I tried that same finish a few years ago and found it to be REALLY sensitive to temperature and humidity. It didn't matter what tip I used in my turbine sprayer. I either ended up with orange peel or fish eye. I went through the whole process of cleaning and prepping and couldn't get the finish to cooperate. Talked for a while with a tech rep and still had problems. I finally sanded it all off, got some precat lacquer, shot it on and got a perfect finish first time. Now I use ML Campbell conversion varnish and get really good, durable finishes every time.


----------



## Earlextech (Jan 13, 2011)

Tip size with HVLP does not relate to material thickness. It relates more to the type of finish you want. If I am painting I use a 2mm. If I am finishing I use a 1.5mm (even if I'm finishing with paint!). Very simple.

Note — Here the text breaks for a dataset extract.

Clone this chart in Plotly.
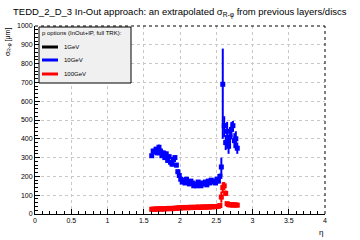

All materials sprayed through HVLP should have the consistancy of cream (for your coffee). Remember it's low pressure, you can't push really thick materials through HVLP even with the biggest needle.

Don't confuse the old fashioned high pressure systems with HVLP. With high pressure everything will go through, then you change the needle to accomadate the thicker material.


----------



## MarcusM (Mar 29, 2010)

Sam. that's interesting; would you say that also applies to compressor driven HVLP guns?

Thanks, Mark.


----------



## Earlextech (Jan 13, 2011)

I personally don't like conversion systems but, yes, if you are spraying at 10 psi or lower it isn't really about adjusting the needle size, it's about thinning to the proper consistancy.

A typical two stage turbine produces about 2 psi. Granted, a bigger opening (say 3mm) will allow thicker fluid to pass through, but it won't atomize it properly. The consistancy of any material flowing through an HVLP gun needs to be that of 'heavy cream' and it will atomize. Then you can use the needle size to create the best atomization size for the job at hand.

Remember the important number with HVLP is cfm.


----------



## KnotWright (Nov 6, 2008)

If you finish is "orange peeling" it could be that its not getting enough time to flatten out before it drys. In either low humidity, or high temperatures water based finished will dry out faster and cause orange peeling. I have never tried this product in a latex varnish but might be worth a shot. It does a great job with latex paint in helping them lay flat and gives you a little more open time.

http://www.flood.com/paint-additive-solutions/products/view-product.jsp?productId=12

I have not tried water based lacquer, although I do spray a large amount of waterbourne polyurethane varnish using a compressor driven HVLP sprayer. It tends to lay flat without any orange peeling problems.


----------